We developed a device for this, for which we even stayed in the hospital. Sepsis is also one of the diseases that needs micro attention The field is booming and we have made some real progress. Few researchers in China have published about this but, they had a different approach. So it would be great if a single device that can measure all the gases could be invented.

What is going to be the next big step in Microfluidics?

I think it is creating artificial organs such as heart, lever, lungs etc.- Organ on Chip. These microfluidic devices would mimic the functions of organs. Some devices are being made to replicate liver and the organs are to be developed. It would take time to realize to build these artificial organs. However, once developed, this would have tremendous effect on various other fields such as drug development etc. which currently has a very large cycle time. Seeing through the eyes of science, isn’t making lungs easy? It doesn’t involve any complicated reactions as it is just a mixing chamber. But it’s of great difficulty as the chip should accurately represent the structure as well as the functions of organs in the body. All these difficulties need to be crossed.

What do you like more, teaching or mentoring researchers?

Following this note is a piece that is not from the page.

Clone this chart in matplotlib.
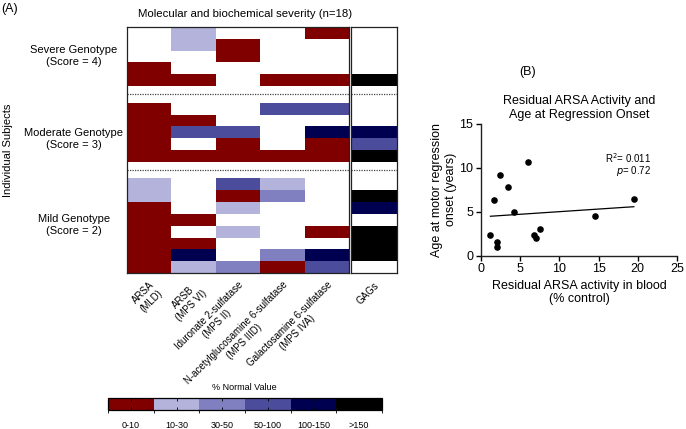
import numpy as np
import matplotlib.pyplot as plt
from matplotlib.colors import ListedColormap, BoundaryNorm
from matplotlib.cm import ScalarMappable
import matplotlib.transforms as mtransforms

plt.rcParams["font.family"] = ["Liberation Sans", "DejaVu Sans"]

n = np.nan

# column labels
enzymes = ["ARSA\n(MLD)", "ARSB\n(MPS VI)", "Iduronate 2-sulfatase\n(MPS II)",
           "N-acetylglucosamine 6-sulfatase\n(MPS IIID)",
           "Galactosamine 6-sulfatase\n(MPS IVA)"]
gag_label = ["GAGs"]
groups = ["Severe Genotype\n(Score = 4)", "Moderate Genotype\n(Score = 3)",
          "Mild Genotype\n(Score = 2)"]

# class per cell: 0 = 0-10, 1 = 10-30, 2 = 30-50, 3 = 50-100, 4 = 100-150, 5 = >150, nan = blank
severe_enz = [[n, 1, n, n, 0],
              [n, 1, 0, n, n],
              [n, n, 0, n, n],
              [0, n, n, n, n],
              [0, 0, n, 0, 0]]
severe_gag = [n, n, n, n, 5]

moderate_enz = [[0, n, n, 3, 3],
                [0, 0, n, n, n],
                [0, 3, 3, n, 4],
                [0, n, 0, n, 0],
                [0, 0, 0, 0, 0]]
moderate_gag = [n, n, 4, 3, 5]

mild_enz = [[1, n, 3, 1, n],
            [1, n, 0, 2, n],
            [0, n, 1, n, n],
            [0, 0, n, n, n],
            [0, n, 1, n, 0],
            [0, 0, n, n, n],
            [0, 4, n, 2, 4],
            [0, 1, 2, 0, 3]]
mild_gag = [n, 5, 4, n, 5, 5, 5, n]

bins = ["0-10", "10-30", "30-50", "50-100", "100-150", ">150"]
bin_colors = ["#800000", "#b3b3dc", "#8080c0", "#4c4c9c", "#000050", "#000000"]

# panel B data
arsa_activity = [1.2, 1.6, 2.1, 2.1, 2.4, 3.4, 4.2, 6.0, 6.8, 7.0, 7.5, 14.6, 19.5]
onset_age = [2.3, 6.3, 1.5, 1.0, 9.1, 7.8, 5.0, 10.6, 2.4, 2.0, 3.0, 4.5, 6.4]

W, H = 686, 429
fig = plt.figure(figsize=(W / 100, H / 100), dpi=100)


def px_axes(x0, y0, x1, y1):
    # axes from pixel box (top-left origin)
    return fig.add_axes([x0 / W, 1 - y1 / H, (x1 - x0) / W, (y1 - y0) / H])


cmap = ListedColormap(bin_colors)
norm = BoundaryNorm(np.arange(7), cmap.N)

ax = px_axes(127, 27, 349, 273)
axg = px_axes(351, 27, 397, 273)

gap = 1.4
enz_sets = [severe_enz, moderate_enz, mild_enz]
gag_sets = [severe_gag, moderate_gag, mild_gag]
offsets = []
y0 = 0
for i in range(3):
    offsets.append(y0)
    y0 += len(enz_sets[i]) + gap
total = y0 - gap

for off, enz, gag in zip(offsets, enz_sets, gag_sets):
    enz = np.ma.masked_invalid(np.array(enz, dtype=float))
    gag = np.ma.masked_invalid(np.array(gag, dtype=float)[:, None])
    yedges = off + np.arange(enz.shape[0] + 1)
    ax.pcolormesh(np.arange(6), yedges, enz, cmap=cmap, norm=norm)
    axg.pcolormesh([0, 1], yedges, gag, cmap=cmap, norm=norm)

# dotted separators between groups
for off in offsets[1:]:
    for a in (ax, axg):
        a.axhline(off - gap / 2, color="#444444", lw=0.9, ls=(0, (1, 1)))

for a in (ax, axg):
    a.set_ylim(total, 0)
    a.set_yticks([])
    a.tick_params(axis="x", length=0, pad=5)
    for s in a.spines.values():
        s.set_linewidth(0.9)
        s.set_color("#222222")

ax.set_xlim(0, 5)
axg.set_xlim(0, 1)
ax.set_xticks(np.arange(5) + 0.5)
ax.set_xticklabels(enzymes, rotation=45, ha="right", rotation_mode="anchor",
                   multialignment="center", fontsize=7)
axg.set_xticks([0.5])
axg.set_xticklabels(gag_label, rotation=45, ha="right", rotation_mode="anchor",
                    fontsize=7)

# group labels on the left
trans = mtransforms.blended_transform_factory(fig.transFigure, ax.transData)
label_y = [offsets[0] + 2.45, offsets[1] + 3.1, offsets[2] + 3.9]
for g, yy in zip(groups, label_y):
    ax.text(74 / W, yy, g, transform=trans, ha="center", va="center",
            fontsize=8, linespacing=1.25)

fig.text(8 / W, 1 - 150 / H, "Individual Subjects", rotation=90,
         ha="center", va="center", fontsize=8)
fig.text(245 / W, 1 - 14 / H, "Molecular and biochemical severity (n=18)",
         ha="center", va="center", fontsize=8.2)
fig.text(10 / W, 1 - 9 / H, "(A)", ha="center", va="center", fontsize=9)

# colour key
cax = px_axes(108, 398, 382, 410)
cb = fig.colorbar(ScalarMappable(norm=norm, cmap=cmap), cax=cax,
                  orientation="horizontal", ticks=np.arange(6) + 0.5)
cb.set_ticklabels(bins)
cb.outline.set_linewidth(0.9)
cax.tick_params(direction="in", length=2, width=0.6, top=True, bottom=True,
                labelsize=6.5, pad=8)
fig.text(244 / W, 1 - 388 / H, "% Normal Value", ha="center", va="center",
         fontsize=6.5)

# panel B scatter
bx = px_axes(481, 123.5, 677, 255.7)
bx.scatter(arsa_activity, onset_age, s=14, color="black", zorder=3, clip_on=False)
slope, icpt = np.polyfit(arsa_activity, onset_age, 1)
xs = np.array([min(arsa_activity), max(arsa_activity)])
bx.plot(xs, slope * xs + icpt, color="black", lw=0.9)
bx.set_xlim(0, 25)
bx.set_ylim(0, 15)
bx.set_xticks([0, 5, 10, 15, 20, 25])
bx.set_yticks([0, 5, 10, 15])
bx.spines["top"].set_visible(False)
bx.spines["right"].set_visible(False)
for s in ("left", "bottom"):
    bx.spines[s].set_linewidth(1.0)
    bx.spines[s].set_color("#222222")
bx.tick_params(length=3.5, width=1.0, labelsize=9, pad=2)
bx.set_title("Residual ARSA Activity and\nAge at Regression Onset",
             fontsize=9, pad=4)
bx.set_xlabel("Residual ARSA activity in blood\n(% control)", fontsize=9,
              labelpad=3)
bx.set_ylabel("Age at motor regression\nonset (years)", fontsize=9, labelpad=2)
bx.text(18.75, 11.1, "R$^2$= 0.011", ha="center", va="center", fontsize=7)
bx.text(19.5, 9.6, "$p$= 0.72", ha="center", va="center", fontsize=7)
fig.text(528 / W, 1 - 72 / H, "(B)", ha="center", va="center", fontsize=9)

fig.savefig("out.png", dpi=100)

I like teaching. I like interacting with students. Good students are those from whom you learn. Research scholars we get are reasonably good. The quality of incoming students is improving each year. If we can help them reach the correct kind of problem to solve, they can do a lot. Though the minimum threshold for intelligence is needed, willingness, sincerity and perseverance are very much needed for a research scholar. We can mend them to do great work by proper mentoring. During mentoring, either be PhD or DD students, you have to observe and notice what they would really thrive at and mend them in that direction. Seeing them transform from a beginner to the peaking of their thought process when they leave is quite satisfying.

How does teaching students of different years affect your preparation?

Teaching 5000/6000 level courses is not so different compared to 1100 ones. I try to do my best in delivering. But sometimes a large class can be too hard to manage, irrespective of the year of study.

How did you choose IITM among all the IITs?

Me choosing IITM was serendipity. When I sent applications to all IITs, only IITM replied with a visiting offer and later a permanent offer. I went through all the vetting processes and accepted the offer. I also got a grant immediately. Also, I had a lot of support and this place was good. So, I stuck with my choice, even though I received callbacks from other IITs after joining here. IIT KGP is near my home Bhubaneswar. I could have chosen that but I stuck with my commitment.

What do you do in the Institute during your free time?

I like walking in the morning. I watch movies in OAT with family. I also go to Gurunath, Zaitoon and the New Academic building cafe. I love walking, especially with this new stadium. IITM is quite lively, except for the occasional, inevitable, monkey attacks.

What are your other hobbies and interests?

I used to play cricket during my B. Tech and after a brief hiatus, I restarted with the friendly faculty vs student match organized by MEA last year.

What would you be doing if you weren’t in academia?

I like growing plants and living by nature. Maybe, I would have been doing that.

One final quote for our students?

I think the students should ask what they really want to do, beyond the whims. Maybe something that is not practically pleasant or momentary. More meaningful decisions are expected from PhD students as they are more mature than undergrads. Ask yourself what you want to do really. Search for bliss and resist whims. Students have a lot of potential but they have to channel it in the right path. You achieve the real satisfaction by achieving a greater accomplishment rather than with the pleasures of temporary distractions. They should have the courage to overcome such distractions.